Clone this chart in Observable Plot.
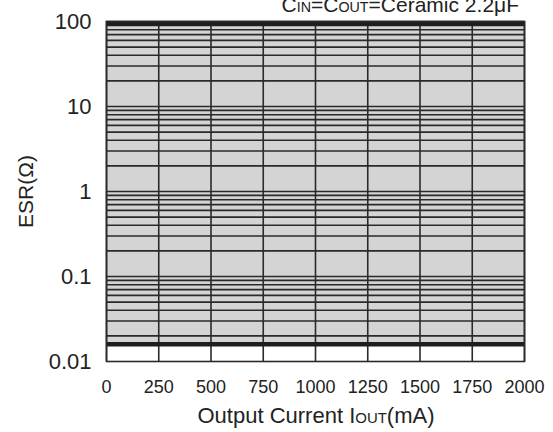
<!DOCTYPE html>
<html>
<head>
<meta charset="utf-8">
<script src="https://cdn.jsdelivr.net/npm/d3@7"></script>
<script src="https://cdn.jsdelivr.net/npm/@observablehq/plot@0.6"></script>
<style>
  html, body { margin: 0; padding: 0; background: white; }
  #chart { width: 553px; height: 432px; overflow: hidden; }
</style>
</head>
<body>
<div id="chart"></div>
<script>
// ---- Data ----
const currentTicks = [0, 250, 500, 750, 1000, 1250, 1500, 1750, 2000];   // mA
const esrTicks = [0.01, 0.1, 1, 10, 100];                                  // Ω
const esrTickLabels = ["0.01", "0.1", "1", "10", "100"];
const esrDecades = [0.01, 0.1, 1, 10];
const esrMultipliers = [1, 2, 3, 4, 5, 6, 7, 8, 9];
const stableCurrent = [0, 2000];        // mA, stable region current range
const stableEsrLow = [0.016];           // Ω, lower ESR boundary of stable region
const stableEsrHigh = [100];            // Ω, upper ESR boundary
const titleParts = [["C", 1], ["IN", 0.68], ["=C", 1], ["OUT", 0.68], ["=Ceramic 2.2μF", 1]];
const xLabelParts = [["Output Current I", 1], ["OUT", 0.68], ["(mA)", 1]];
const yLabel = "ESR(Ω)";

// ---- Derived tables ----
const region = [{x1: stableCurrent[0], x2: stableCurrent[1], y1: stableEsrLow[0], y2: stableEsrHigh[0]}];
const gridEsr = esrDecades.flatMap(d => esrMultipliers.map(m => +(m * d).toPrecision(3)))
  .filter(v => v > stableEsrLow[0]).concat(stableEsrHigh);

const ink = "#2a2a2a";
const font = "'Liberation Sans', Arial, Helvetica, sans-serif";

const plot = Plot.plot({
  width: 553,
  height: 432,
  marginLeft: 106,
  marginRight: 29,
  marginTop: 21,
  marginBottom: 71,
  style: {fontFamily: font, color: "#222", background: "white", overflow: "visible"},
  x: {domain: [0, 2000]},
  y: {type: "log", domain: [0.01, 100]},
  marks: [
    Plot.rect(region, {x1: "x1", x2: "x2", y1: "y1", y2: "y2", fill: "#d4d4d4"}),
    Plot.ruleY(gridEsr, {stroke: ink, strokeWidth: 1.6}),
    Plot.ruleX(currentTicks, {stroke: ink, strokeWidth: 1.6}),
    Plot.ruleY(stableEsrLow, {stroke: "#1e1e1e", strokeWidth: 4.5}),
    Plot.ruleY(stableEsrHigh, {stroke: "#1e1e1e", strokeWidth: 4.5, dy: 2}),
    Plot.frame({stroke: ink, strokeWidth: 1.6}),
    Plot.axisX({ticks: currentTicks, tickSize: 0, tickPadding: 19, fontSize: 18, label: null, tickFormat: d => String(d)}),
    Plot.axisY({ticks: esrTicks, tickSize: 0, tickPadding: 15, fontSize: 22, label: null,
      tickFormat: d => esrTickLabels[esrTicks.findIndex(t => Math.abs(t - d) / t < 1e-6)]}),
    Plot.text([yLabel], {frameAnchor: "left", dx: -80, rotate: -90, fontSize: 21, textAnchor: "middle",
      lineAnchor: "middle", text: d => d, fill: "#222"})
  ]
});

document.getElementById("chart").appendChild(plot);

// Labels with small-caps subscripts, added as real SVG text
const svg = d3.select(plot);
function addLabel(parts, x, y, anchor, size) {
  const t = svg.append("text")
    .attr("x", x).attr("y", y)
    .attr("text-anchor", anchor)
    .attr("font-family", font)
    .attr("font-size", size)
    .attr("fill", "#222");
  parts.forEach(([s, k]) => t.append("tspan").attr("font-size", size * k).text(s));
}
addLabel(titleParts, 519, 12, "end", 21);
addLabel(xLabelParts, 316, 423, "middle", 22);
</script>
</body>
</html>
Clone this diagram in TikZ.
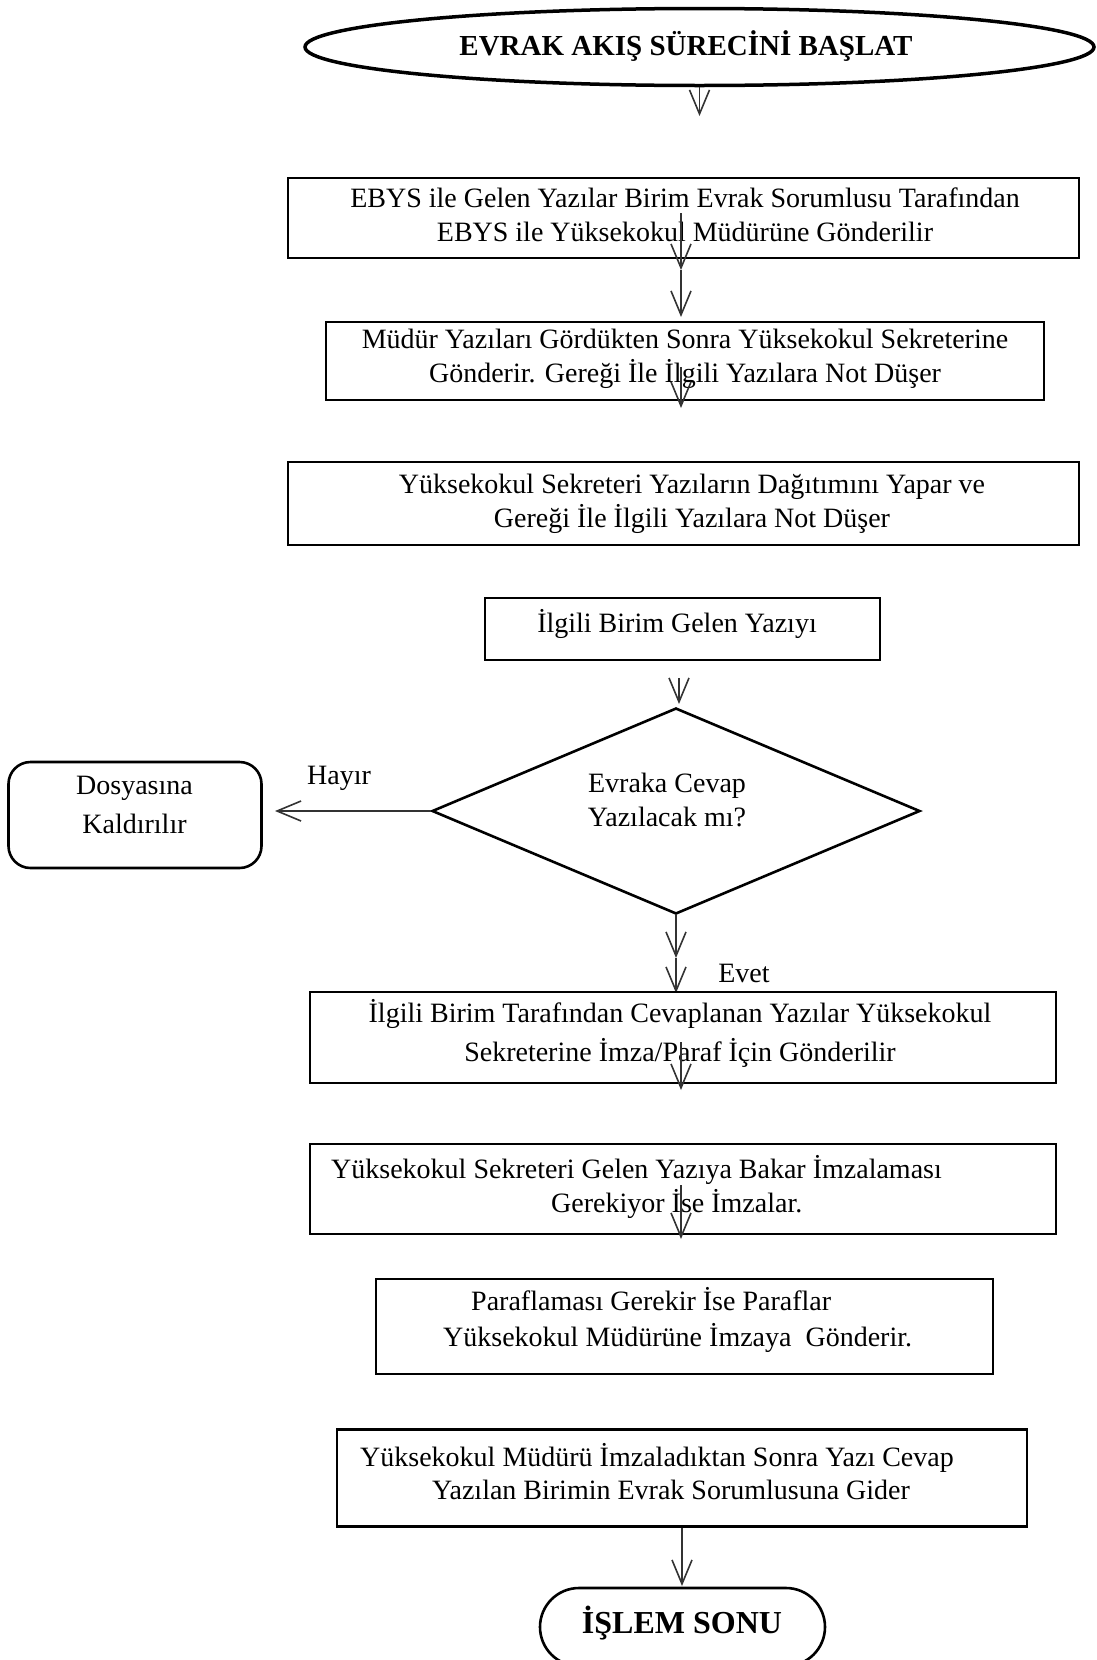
::::::::::
Task objective: Output, exactly, all the records above; include no pictures.

Result for this task:
Clone this chart in Observable Plot.
<!DOCTYPE html>
<html>
<head>
<meta charset="utf-8">
<script src="https://cdn.jsdelivr.net/npm/d3@7"></script>
<script src="https://cdn.jsdelivr.net/npm/@observablehq/plot@0.6"></script>
<style>
  html, body { margin: 0; padding: 0; background: white; }
  #chart { width: 553px; height: 432px; overflow: hidden; }
</style>
</head>
<body>
<div id="chart"></div>
<script>
// ---- Data ----
const currentTicks = [0, 250, 500, 750, 1000, 1250, 1500, 1750, 2000];   // mA
const esrTicks = [0.01, 0.1, 1, 10, 100];                                  // Ω
const esrTickLabels = ["0.01", "0.1", "1", "10", "100"];
const esrDecades = [0.01, 0.1, 1, 10];
const esrMultipliers = [1, 2, 3, 4, 5, 6, 7, 8, 9];
const stableCurrent = [0, 2000];        // mA, stable region current range
const stableEsrLow = [0.016];           // Ω, lower ESR boundary of stable region
const stableEsrHigh = [100];            // Ω, upper ESR boundary
const titleParts = [["C", 1], ["IN", 0.68], ["=C", 1], ["OUT", 0.68], ["=Ceramic 2.2μF", 1]];
const xLabelParts = [["Output Current I", 1], ["OUT", 0.68], ["(mA)", 1]];
const yLabel = "ESR(Ω)";

// ---- Derived tables ----
const region = [{x1: stableCurrent[0], x2: stableCurrent[1], y1: stableEsrLow[0], y2: stableEsrHigh[0]}];
const gridEsr = esrDecades.flatMap(d => esrMultipliers.map(m => +(m * d).toPrecision(3)))
  .filter(v => v > stableEsrLow[0]).concat(stableEsrHigh);

const ink = "#2a2a2a";
const font = "'Liberation Sans', Arial, Helvetica, sans-serif";

const plot = Plot.plot({
  width: 553,
  height: 432,
  marginLeft: 106,
  marginRight: 29,
  marginTop: 21,
  marginBottom: 71,
  style: {fontFamily: font, color: "#222", background: "white", overflow: "visible"},
  x: {domain: [0, 2000]},
  y: {type: "log", domain: [0.01, 100]},
  marks: [
    Plot.rect(region, {x1: "x1", x2: "x2", y1: "y1", y2: "y2", fill: "#d4d4d4"}),
    Plot.ruleY(gridEsr, {stroke: ink, strokeWidth: 1.6}),
    Plot.ruleX(currentTicks, {stroke: ink, strokeWidth: 1.6}),
    Plot.ruleY(stableEsrLow, {stroke: "#1e1e1e", strokeWidth: 4.5}),
    Plot.ruleY(stableEsrHigh, {stroke: "#1e1e1e", strokeWidth: 4.5, dy: 2}),
    Plot.frame({stroke: ink, strokeWidth: 1.6}),
    Plot.axisX({ticks: currentTicks, tickSize: 0, tickPadding: 19, fontSize: 18, label: null, tickFormat: d => String(d)}),
    Plot.axisY({ticks: esrTicks, tickSize: 0, tickPadding: 15, fontSize: 22, label: null,
      tickFormat: d => esrTickLabels[esrTicks.findIndex(t => Math.abs(t - d) / t < 1e-6)]}),
    Plot.text([yLabel], {frameAnchor: "left", dx: -80, rotate: -90, fontSize: 21, textAnchor: "middle",
      lineAnchor: "middle", text: d => d, fill: "#222"})
  ]
});

document.getElementById("chart").appendChild(plot);

// Labels with small-caps subscripts, added as real SVG text
const svg = d3.select(plot);
function addLabel(parts, x, y, anchor, size) {
  const t = svg.append("text")
    .attr("x", x).attr("y", y)
    .attr("text-anchor", anchor)
    .attr("font-family", font)
    .attr("font-size", size)
    .attr("fill", "#222");
  parts.forEach(([s, k]) => t.append("tspan").attr("font-size", size * k).text(s));
}
addLabel(titleParts, 519, 12, "end", 21);
addLabel(xLabelParts, 316, 423, "middle", 22);
</script>
</body>
</html>
Clone this diagram in TikZ.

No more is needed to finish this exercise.